Last Christmas we were in central London, as we always had been, and very happy there. This year we’re on the edge of a small Suffolk village, shivering as we wait for the heating engineer.

From my London study, I looked out on a line of gardens (sometimes I saw a fox) and beyond them was a huge brutalist council estate, of which the most prominent feature was the cavernous, echoey, concrete car park.

On our very first evening in the house we witnessed a police chase across the gardens, complete with barking dogs. It was the closest we ever came to trouble. Maybe we were lucky. Maybe the best form of guard dog is an aimless freelance writer wandering into the kitchen every 45 minutes to make himself a cup of tea.

From my window now I can see a large lawn, a squirrel on a pile of firewood and the silhouettes of rooks nests in bare trees against the grey sky. On my desk are two photographs: one from the school in central London where my children went last year, the other from the Suffolk village school where they go now.

If you are likely to be irritated by a description of the bleeding obvious, then look away for the next few sentences. Of the 28 children in the first photograph, half are white caucasians, the rest are British Asians and African-Caribbeans as well as a number of more recent immigrants from all over the world, including war zones, such as Somalia.

In the other photograph, a class of 16 children (made up of two years joined together) is sitting on grass with trees and an open field behind them. There is one Afro-Caribbean girl. Of the other children, most of them come from families who have lived in the area for generations.

Both schools, of course, are deeply English. The first was vital, complicated, bustling, colourful, stimulating, cosmopolitan, poor, surrounded by traffic. The second is very small (60 children), quiet, friendly, intimate, also quite poor, but without the deprivation and trauma that some of the London children suffered - or had suffered.

Our children walk to it across a field at the end of our garden. The school is one of a handful across a curve of villages, which feed the comprehensive in the medium-sized market town a few miles away.

This year the top year of the primary school went en masse to the secondary. The top year of the London primary went to more than a dozen schools between them.

Needless to say, what the children are taught, how they are taught it, and how they are inspected is more similar than it has ever been in British history. But the experience of the pupils is startlingly different.

This is true of everything from playgrounds to nativity plays. How different can a nativity play be? In London, the nativity play was a gloriously inclusive, rich, multi-faceted experience, many songs, lots of animals and costumes, not much sign of the Incarnation. In a curious way, the performance pushed the story back to its geographical roots in the Middle East and to its anthropological source as a tale of the world’s rebirth and the defeat of winter.

These stories are infinitely malleable and it had a particular resonance when performed by children who had found themselves in a strange land in which not every inn was open to them.

I’m comfortable with that. Much more startling and novel for me is the more orthodox Christian faith of an English village, a faith which seems to be widely shared. The results of this can be moving and impressive.

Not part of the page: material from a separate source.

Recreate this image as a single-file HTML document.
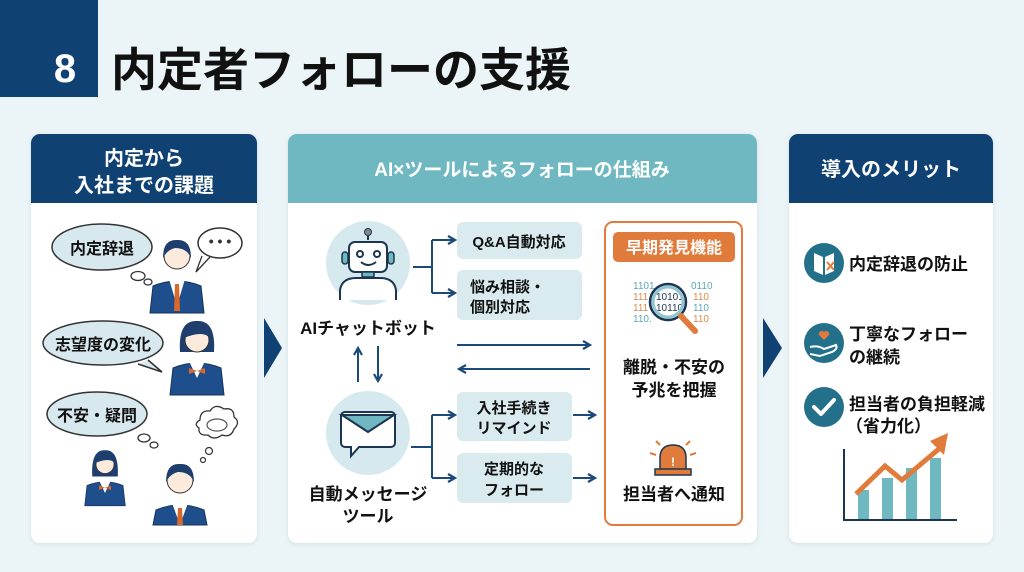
<!DOCTYPE html>
<html><head><meta charset="utf-8"><style>
html,body{margin:0;padding:0;width:1024px;height:572px;overflow:hidden;background:#ebf4f6;}
svg{display:block}
text{font-family:"Liberation Sans","Noto Sans CJK JP",sans-serif;font-weight:bold;}
</style></head><body>
<svg width="1024" height="572" viewBox="0 0 1024 572" xmlns="http://www.w3.org/2000/svg">
<defs>
<marker id="ah" markerWidth="10" markerHeight="10" refX="8" refY="5" orient="auto" markerUnits="userSpaceOnUse">
<path d="M1,1 L8,5 L1,9" fill="none" stroke="#1b4a7a" stroke-width="2.2"/></marker>
<filter id="sh" x="-5%" y="-5%" width="110%" height="110%"><feDropShadow dx="0" dy="1" stdDeviation="2" flood-color="#9bb" flood-opacity="0.35"/></filter>
</defs>
<rect width="1024" height="572" fill="#ebf4f6"/>
<!-- header -->
<rect x="0" y="0" width="98" height="97" fill="#0f4273"/>
<text x="65" y="82" fill="#fff" font-size="40" text-anchor="middle">8</text>
<text x="111" y="86" fill="#111" font-size="46">内定者フォローの支援</text>

<!-- left panel -->
<g filter="url(#sh)"><rect x="31" y="134" width="226" height="409" rx="9" fill="#fff"/></g>
<path d="M31,143 a9,9 0 0 1 9,-9 h208 a9,9 0 0 1 9,9 V203 H31 Z" fill="#0f4273"/>
<text x="144" y="165" fill="#fff" font-size="20" text-anchor="middle">内定から</text>
<text x="144" y="192" fill="#fff" font-size="20" text-anchor="middle">入社までの課題</text>

<!-- bubbles -->
<ellipse cx="102" cy="247" rx="50" ry="23" fill="#d7e8ee" stroke="#333" stroke-width="1.5"/>
<text x="102" y="254" font-size="16" text-anchor="middle" fill="#111">内定辞退</text>
<ellipse cx="138" cy="276" rx="7" ry="4.5" fill="#fff" stroke="#333" stroke-width="1.3"/>
<ellipse cx="148" cy="282" rx="4" ry="3" fill="#fff" stroke="#333" stroke-width="1.3"/>
<path d="M202,256 L196,272 L210,257" fill="#fff" stroke="#333" stroke-width="1.3"/>
<ellipse cx="220" cy="243" rx="22" ry="15" fill="#fff" stroke="#333" stroke-width="1.5"/>
<text x="220" y="246" font-size="14" text-anchor="middle" fill="#333">• • •</text>

<path d="M148,360 L162,372 L138,364" fill="#d7e8ee" stroke="#333" stroke-width="1.5"/>
<ellipse cx="103" cy="343" rx="60" ry="22" fill="#d7e8ee" stroke="#333" stroke-width="1.5"/>
<text x="103" y="350" font-size="16" text-anchor="middle" fill="#111">志望度の変化</text>

<ellipse cx="97" cy="414" rx="50" ry="22" fill="#d7e8ee" stroke="#333" stroke-width="1.5"/>
<text x="97" y="421" font-size="16" text-anchor="middle" fill="#111">不安・疑問</text>
<ellipse cx="144" cy="438" rx="6" ry="4" fill="#fff" stroke="#333" stroke-width="1.3"/>
<ellipse cx="154" cy="445" rx="4" ry="3" fill="#fff" stroke="#333" stroke-width="1.3"/>
<path d="M200,420 q0,-10 10,-9 q5,-8 14,-2 q10,-2 10,8 q7,5 0,12 q-3,9 -12,6 q-8,6 -14,0 q-10,1 -9,-7 q-6,-4 1,-8Z" fill="#fff" stroke="#333" stroke-width="1.3"/>
<ellipse cx="217" cy="425" rx="10" ry="6" fill="none" stroke="#555" stroke-width="1.2"/>
<circle cx="209" cy="451" r="3.5" fill="#fff" stroke="#333" stroke-width="1.2"/>
<circle cx="203" cy="460" r="2.5" fill="#fff" stroke="#333" stroke-width="1.2"/>

<!-- persons -->
<g transform="translate(177,256)">
<path d="M-27,57 L-24,30 Q0,20 24,30 L27,57 Z" fill="#1f4e8c" stroke="#16325a"/>
<path d="M-8,23 L8,23 L0,50 Z" fill="#fff"/><path d="M-2,28 L2,28 L3,55 L-3,55 Z" fill="#d9692a"/>
<circle r="13" fill="#fcebdd" stroke="#333"/><path d="M-14,2 Q-14,-17 0,-16 Q14,-17 14,2 Q10,-8 -2,-8 Q-10,-6 -14,2Z" fill="#1e3f6e"/>
</g>
<g transform="translate(197,338)">
<path d="M-27,57 L-24,30 Q0,20 24,30 L27,57 Z" fill="#1f4e8c" stroke="#16325a"/>
<path d="M-8,23 L8,23 L0,40 Z" fill="#fff"/><path d="M-8,30 L8,36 L8,30 L-8,36Z" fill="#d9692a"/>
<path d="M-17,14 Q-19,-18 0,-17 Q19,-18 17,14 Z" fill="#1e3f6e"/>
<circle r="12" cy="2" fill="#fcebdd" stroke="#333"/><path d="M-13,0 Q-10,-14 4,-11 Q12,-10 13,0 Q6,-8 -13,0Z" fill="#1e3f6e"/>
</g>
<g transform="translate(105,463) scale(0.75)">
<path d="M-27,57 L-24,30 Q0,20 24,30 L27,57 Z" fill="#1f4e8c" stroke="#16325a"/>
<path d="M-8,23 L8,23 L0,40 Z" fill="#fff"/><path d="M-8,30 L8,36 L8,30 L-8,36Z" fill="#d9692a"/>
<path d="M-17,18 Q-19,-18 0,-17 Q19,-18 17,18 Z" fill="#1e3f6e"/>
<circle r="12" cy="2" fill="#fcebdd" stroke="#333"/><path d="M-13,0 Q-10,-14 4,-11 Q12,-10 13,0 Q6,-8 -13,0Z" fill="#1e3f6e"/>
</g>
<g transform="translate(180,480)">
<path d="M-27,45 L-24,30 Q0,20 24,30 L27,45 Z" fill="#1f4e8c" stroke="#16325a"/>
<path d="M-8,23 L8,23 L0,45 Z" fill="#fff"/><path d="M-2,28 L2,28 L3,45 L-3,45 Z" fill="#d9692a"/>
<circle r="13" fill="#fcebdd" stroke="#333"/><path d="M-14,2 Q-14,-17 0,-16 Q14,-17 14,2 Q10,-8 -2,-8 Q-10,-6 -14,2Z" fill="#1e3f6e"/>
</g>

<!-- chevrons -->
<path d="M264,318 L282,348 L264,378 Z" fill="#0f4273"/>
<path d="M763,318 L782,348 L763,378 Z" fill="#0f4273"/>

<!-- middle panel -->
<g filter="url(#sh)"><rect x="288" y="134" width="469" height="409" rx="9" fill="#fff"/></g>
<path d="M288,143 a9,9 0 0 1 9,-9 h451 a9,9 0 0 1 9,9 V203 H288 Z" fill="#6fb8c1"/>
<text x="522" y="176" fill="#fff" font-size="19" text-anchor="middle">AI×ツールによるフォローの仕組み</text>

<!-- robot -->
<circle cx="368" cy="263" r="42" fill="#d6e9ee"/>
<line x1="368" y1="240" x2="368" y2="233" stroke="#1c3550" stroke-width="2"/><circle cx="368" cy="232" r="3.5" fill="#888" stroke="#1c3550"/>
<rect x="349" y="242" width="38" height="30" rx="6" fill="#fff" stroke="#1c3550" stroke-width="2"/>
<rect x="342" y="252" width="6" height="12" rx="3" fill="#6fb8c1" stroke="#1c3550" stroke-width="1.5"/>
<rect x="388" y="252" width="6" height="12" rx="3" fill="#6fb8c1" stroke="#1c3550" stroke-width="1.5"/>
<circle cx="360" cy="254" r="3" fill="none" stroke="#1c3550" stroke-width="2"/><circle cx="377" cy="254" r="3" fill="none" stroke="#1c3550" stroke-width="2"/>
<path d="M361,262 Q368,268 376,262" fill="none" stroke="#1c3550" stroke-width="2"/>
<rect x="362" y="272" width="12" height="5" fill="#6fb8c1" stroke="#1c3550" stroke-width="1.5"/>
<path d="M340,300 L340,290 Q342,278 356,278 L380,278 Q394,278 396,290 L396,300" fill="#fff" stroke="#1c3550" stroke-width="2"/>
<text x="368" y="334" font-size="17" text-anchor="middle" fill="#111">AIチャットボット</text>
<!-- vertical arrows -->
<line x1="358" y1="382" x2="358" y2="348" stroke="#1b4a7a" stroke-width="2" marker-end="url(#ah)"/>
<line x1="378" y1="346" x2="378" y2="381" stroke="#1b4a7a" stroke-width="2" marker-end="url(#ah)"/>
<!-- envelope -->
<circle cx="368" cy="433" r="42" fill="#d6e9ee"/>
<path d="M345,412 h46 a4,4 0 0 1 4,4 v27 a4,4 0 0 1 -4,4 h-32 l-8,9 v-9 h-6 a4,4 0 0 1 -4,-4 v-27 a4,4 0 0 1 4,-4Z" fill="#fff" stroke="#1c3550" stroke-width="2"/>
<path d="M342,415 L368,432 L394,415 Z" fill="#6fb8c1" stroke="#1c3550" stroke-width="2"/>
<text x="368" y="500" font-size="17" text-anchor="middle" fill="#111">自動メッセージ</text>
<text x="368" y="522" font-size="17" text-anchor="middle" fill="#111">ツール</text>

<!-- branch connectors -->
<g stroke="#1b4a7a" stroke-width="2" fill="none">
<path d="M413,267 H432 M432,240 V293"/>
<line x1="432" y1="240" x2="455" y2="240" marker-end="url(#ah)"/>
<line x1="432" y1="293" x2="455" y2="293" marker-end="url(#ah)"/>
<path d="M411,447 H432 M432,415 V478"/>
<line x1="432" y1="415" x2="455" y2="415" marker-end="url(#ah)"/>
<line x1="432" y1="478" x2="455" y2="478" marker-end="url(#ah)"/>
<line x1="457" y1="345" x2="590" y2="345" marker-end="url(#ah)"/>
<line x1="590" y1="369" x2="459" y2="369" marker-end="url(#ah)"/>
<line x1="573" y1="415" x2="595" y2="415" marker-end="url(#ah)"/>
<line x1="573" y1="478" x2="595" y2="478" marker-end="url(#ah)"/>
<line x1="673" y1="407" x2="673" y2="432" marker-end="url(#ah)"/>
</g>
<rect x="457" y="222" width="125" height="37" rx="6" fill="#d9ebee"/>
<text x="519" y="247" font-size="15" text-anchor="middle" fill="#111">Q&amp;A自動対応</text>
<rect x="457" y="270" width="125" height="50" rx="6" fill="#d9ebee"/>
<text x="470" y="292" font-size="15" fill="#111">悩み相談・</text>
<text x="470" y="312" font-size="15" fill="#111">個別対応</text>
<rect x="457" y="392" width="115" height="49" rx="6" fill="#d9ebee"/>
<text x="514" y="413" font-size="15" text-anchor="middle" fill="#111">入社手続き</text>
<text x="514" y="433" font-size="15" text-anchor="middle" fill="#111">リマインド</text>
<rect x="457" y="453" width="115" height="50" rx="6" fill="#d9ebee"/>
<text x="514" y="474" font-size="15" text-anchor="middle" fill="#111">定期的な</text>
<text x="514" y="495" font-size="15" text-anchor="middle" fill="#111">フォロー</text>

<!-- orange box -->
<rect x="605" y="222" width="137" height="303" rx="8" fill="#fff" stroke="#e07b3c" stroke-width="2"/>
<rect x="613" y="232" width="122" height="30" rx="5" fill="#e07b3c"/>
<text x="674" y="253" font-size="16" text-anchor="middle" fill="#fff">早期発見機能</text>
<g font-size="10">
<text x="633" y="289" fill="#5aa8b8" style="font-weight:normal">1101</text><text x="691" y="289" fill="#5aa8b8" style="font-weight:normal">0110</text>
<text x="633" y="300" fill="#d98a4a" style="font-weight:normal">111</text><text x="693" y="300" fill="#d98a4a" style="font-weight:normal">110</text>
<text x="633" y="311" fill="#d98a4a" style="font-weight:normal">111</text><text x="693" y="311" fill="#5aa8b8" style="font-weight:normal">110</text>
<text x="633" y="322" fill="#5aa8b8" style="font-weight:normal">110.</text><text x="693" y="322" fill="#d98a4a" style="font-weight:normal">110</text>
<text x="656" y="300" fill="#1c3550" style="font-weight:normal">10101</text><text x="656" y="311" fill="#1c3550" style="font-weight:normal">10110</text>
</g>
<circle cx="668" cy="302" r="18" fill="none" stroke="#1c3550" stroke-width="2.5"/>
<circle cx="668" cy="302" r="15" fill="none" stroke="#8fc6d2" stroke-width="3"/>
<line x1="681" y1="316" x2="695" y2="331" stroke="#e07b3c" stroke-width="6" stroke-linecap="round"/>
<text x="674" y="373" font-size="17" text-anchor="middle" fill="#111">離脱・不安の</text>
<text x="674" y="396" font-size="17" text-anchor="middle" fill="#111">予兆を把握</text>
<!-- siren -->
<path d="M660,470 L660,458 Q660,445 673,445 Q686,445 686,458 L686,470 Z" fill="#e07b3c" stroke="#1c3550" stroke-width="1.5"/>
<rect x="655" y="469" width="36" height="6" fill="#e07b3c" stroke="#1c3550" stroke-width="1.5"/>
<text x="673" y="466" font-size="12" text-anchor="middle" fill="#fff">!</text>
<g stroke="#e07b3c" stroke-width="2"><line x1="650" y1="453" x2="656" y2="455"/><line x1="696" y1="453" x2="690" y2="455"/><line x1="656" y1="441" x2="660" y2="445"/><line x1="690" y1="441" x2="686" y2="445"/></g>
<text x="674" y="500" font-size="17" text-anchor="middle" fill="#111">担当者へ通知</text>

<!-- right panel -->
<g filter="url(#sh)"><rect x="789" y="134" width="204" height="409" rx="9" fill="#fff"/></g>
<path d="M789,143 a9,9 0 0 1 9,-9 h186 a9,9 0 0 1 9,9 V203 H789 Z" fill="#0f4273"/>
<text x="891" y="176" fill="#fff" font-size="20" text-anchor="middle">導入のメリット</text>
<circle cx="824" cy="263" r="20" fill="#23708a"/>
<path d="M814,253 L823,257 L823,275 L814,271Z M825,257 L834,253 L834,271 L825,275Z" fill="#fff"/>
<path d="M827,262 L834,270 M834,262 L827,270" stroke="#e07b3c" stroke-width="2"/>
<text x="849" y="270" font-size="17" fill="#111">内定辞退の防止</text>
<circle cx="824" cy="343" r="20" fill="#23708a"/>
<path d="M824,340 l-5,-5 a3,3 0 0 1 5,-3 a3,3 0 0 1 5,3Z" fill="#e07b3c"/>
<path d="M810,347 Q818,345 824,349 L836,345 Q838,349 832,352 L820,356 L810,354" fill="none" stroke="#fff" stroke-width="2"/>
<text x="849" y="340" font-size="17" fill="#111">丁寧なフォロー</text>
<text x="849" y="363" font-size="17" fill="#111">の継続</text>
<circle cx="824" cy="407" r="20" fill="#23708a"/>
<path d="M814,407 L821,414 L834,400" fill="none" stroke="#fff" stroke-width="4" stroke-linecap="round" stroke-linejoin="round"/>
<text x="849" y="410" font-size="17" fill="#111">担当者の負担軽減</text>
<text x="846" y="432" font-size="17" fill="#111">（省力化）</text>
<!-- chart -->
<g fill="#6fb8c1">
<rect x="858" y="490" width="11" height="30"/><rect x="882" y="478" width="11" height="42"/>
<rect x="906" y="468" width="11" height="52"/><rect x="930" y="458" width="11" height="62"/>
</g>
<path d="M844,449 V520 H957" fill="none" stroke="#1c3550" stroke-width="2"/>
<path d="M856,494 L885,466 L902,480 L940,448" fill="none" stroke="#e07b3c" stroke-width="5"/>
<path d="M948,433 L930,441 L944,455Z" fill="#e07b3c"/>
</svg>
</body></html>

The relationship of an inner-city school to its community can be an elusive concept. But our children’s primary school doesn’t just talk about responsibility to local people. For instance, the Year 6 children serve lunch to the old people of the village once a month.

The nativity play performed by the younger classes - a more straightforward, traditional version - is as fun for them as it is for any children, with the putting on of costumes and singing of songs, but it is also a coherent part of a year of worship. I wonder if it’s less exotic as well. These aren’t children who’ve just seen cows and sheep on TV or wrapped up in bits of cellophane at Tescos. They have parents who work with animals.

And what do our children make of the contrast? Not as much as we do. For them, whether in London or Suffolk, it’s not so much a multicultural parable or a religious experience so much as a chance to dress up as a cow.